Одной из определяющих черт советской идеологии, как известно, было особое отношение к человеку. Отношение как к средству, цели, объекту и материалу проводимых в жизнь социальных идей, называемых, тогда и впоследствии, утопией и экспериментом. Далекими от реальности и осуществления, по мнению одних. Реальными и достижимыми, согласно твердой вере других. Третьи, кто с интересом, кто с опасениями, приглядывались к тому, что получится, что делается и что из этого эксперимента выходит. Теперь, когда путь созидания этой псевдореальности, будем надеяться, пройден и советское время ушло, становится, стало ясно (во многом гораздо раньше, но далеко не многим), что то, что хотели создать идейные и политические создатели, отчасти им удалось. От той части, которая интересовала в первую очередь их самих. Всё остальное должно было им эту часть обеспечить и обустроить, и потому представляло собой то поле социально-психологического переделывания, которое укладывается в идею «формирование нового человека». Человеческий материал, как оказалось, особенно в массе, если за это дело приняться как следует, преобразованию поддается. Режимами (не только советским), базирующимися на общей для всех, а потому и единственной, признаваемой правильной, идеологии, в прошедшем веке, впрочем, как и во всей истории, данное положение удалось доказать. Особенностью советского социально-психологического эксперимента над человеческим естеством следовало бы считать поэтому не столько самоё такую задачу, не столько используемые для этого методы и приемы, не столько даже сам получившийся результат, сколько его историческую (в одно поколение) мгновенность, такую же, в одно поколение, сменяющуюся, переходящую во что-то другое, типологическую нестабильность и, при каком-то неясном, не планировавшемся, единстве, все же какой-то свой специфический, сугубо советский вид и типаж. Точнее было бы определить его галереей типов, поддающихся выявлению и описанию.
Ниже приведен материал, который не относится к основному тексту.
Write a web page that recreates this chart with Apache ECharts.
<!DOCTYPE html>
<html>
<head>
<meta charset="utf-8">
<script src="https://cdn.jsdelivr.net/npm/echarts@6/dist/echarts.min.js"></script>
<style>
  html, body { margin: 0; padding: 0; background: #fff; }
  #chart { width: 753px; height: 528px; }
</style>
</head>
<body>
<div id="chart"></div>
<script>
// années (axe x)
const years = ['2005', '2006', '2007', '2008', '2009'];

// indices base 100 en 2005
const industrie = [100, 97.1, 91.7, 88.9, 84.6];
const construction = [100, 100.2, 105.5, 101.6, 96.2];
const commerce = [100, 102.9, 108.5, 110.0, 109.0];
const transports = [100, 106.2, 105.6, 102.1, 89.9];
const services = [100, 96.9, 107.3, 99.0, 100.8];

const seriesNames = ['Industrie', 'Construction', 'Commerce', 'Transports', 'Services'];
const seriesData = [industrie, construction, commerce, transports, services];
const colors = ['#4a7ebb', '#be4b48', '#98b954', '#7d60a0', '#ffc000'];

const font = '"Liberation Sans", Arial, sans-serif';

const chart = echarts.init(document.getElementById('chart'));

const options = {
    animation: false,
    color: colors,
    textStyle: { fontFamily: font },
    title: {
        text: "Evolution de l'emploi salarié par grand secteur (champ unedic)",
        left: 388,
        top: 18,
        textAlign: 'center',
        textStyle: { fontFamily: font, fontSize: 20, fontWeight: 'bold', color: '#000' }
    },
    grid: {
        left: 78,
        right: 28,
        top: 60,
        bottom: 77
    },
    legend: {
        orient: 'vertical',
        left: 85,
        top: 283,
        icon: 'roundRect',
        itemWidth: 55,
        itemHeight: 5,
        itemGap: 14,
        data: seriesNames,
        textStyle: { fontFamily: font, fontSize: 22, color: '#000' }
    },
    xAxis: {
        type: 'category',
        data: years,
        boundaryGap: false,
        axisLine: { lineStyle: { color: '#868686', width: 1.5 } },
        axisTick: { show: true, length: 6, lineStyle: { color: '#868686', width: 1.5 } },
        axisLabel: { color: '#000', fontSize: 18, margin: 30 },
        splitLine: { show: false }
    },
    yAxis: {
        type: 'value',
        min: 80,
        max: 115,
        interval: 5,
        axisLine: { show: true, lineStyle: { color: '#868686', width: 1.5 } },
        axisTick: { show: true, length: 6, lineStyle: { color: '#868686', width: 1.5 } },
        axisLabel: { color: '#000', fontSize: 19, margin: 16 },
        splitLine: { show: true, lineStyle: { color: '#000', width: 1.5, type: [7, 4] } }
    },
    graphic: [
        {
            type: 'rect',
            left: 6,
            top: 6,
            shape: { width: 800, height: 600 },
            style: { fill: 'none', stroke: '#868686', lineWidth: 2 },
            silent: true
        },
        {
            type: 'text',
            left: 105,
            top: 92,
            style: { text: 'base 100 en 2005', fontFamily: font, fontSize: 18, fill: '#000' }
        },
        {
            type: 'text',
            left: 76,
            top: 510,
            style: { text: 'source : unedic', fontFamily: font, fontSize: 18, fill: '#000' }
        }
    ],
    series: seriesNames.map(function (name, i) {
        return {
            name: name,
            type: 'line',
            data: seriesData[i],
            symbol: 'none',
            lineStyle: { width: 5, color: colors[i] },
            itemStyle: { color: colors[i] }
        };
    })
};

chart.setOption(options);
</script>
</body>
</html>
Сказанное, представляя собой итог размышлений над выбранным языковым и не только языковым материалом, может вызвать недоумение. Привычно думать, что всем известный советский социологический эксперимент не имел прецедентов – ни в смысле стоявших задач, ни в смысле методов и приемов, и уж тем более не в результате. Своей обнажающей откровенностью, установкой на полное разрушение, уничтожение прежнего во всех возможных его областях, на окончательно-бесповоротное искоренение всего препятствующего во имя нового, поражая умы, одних притягивая этим и завораживая, других отвращая, сам он, этот эксперимент, становился почвой, примером для подражания либо, напротив, отталкивания и неприятия – как беспокоящий, поскольку возможный, опасный либо желательный прецедент. Опасность его и возможность таились в природе податливого на обработку материала – человеческой массы, которую всегда, постоянно, тысячелетиями истории использовали все те, кто имел такую возможность, кто умел и знал, как это делать, и кто, не отказываясь от этого, для себя, своих выгод и целей, это делать хотел. Неожиданность советского прецедента в его отношении к человеку и обществу состояла (если воспользоваться подходящим для данного случая лингвистическим языком) в смене модальностей – модальности объективной на субъективную. С тем, чтобы использовать для своих субъективных, индивидуальных целей не тот объективно имеющийся материал, что есть, как это делалось раньше, а тот, который следовало, переработав, создать, из идейно воображаемой, субъективно желательной и ирреальной формы переведя его в форму объективную и реальную. И этот переработанный, приспособленный для себя, своих целей материал в дальнейшем использовать, по возможности непреходяще и перманентно.
Такое пересоздание, с необходимой для этого сменой модальностей, не могло протекать постепенно, перерастая одно в другое, эволюционируя, развиваясь, накапливаясь, с переходом количества в качество (если воспользоваться терминологией диалектического материализма). Это было бы невозможно – модальности так не меняются, один полюс не переходит в другой. Их необходимо не эволюционно, а революционно, вторгаясь, вмешиваясь, т. е. насильственно, переставлять. И производиться должно это сразу, в один момент – только что было одно, а вот сейчас уже, на глазах, другое. Сущность советского социологического эксперимента, в этом ключе, таким образом, можно было бы представлять как подобного рода вторжение, смысл которого состоял в перемене имевшихся полюсов реальности.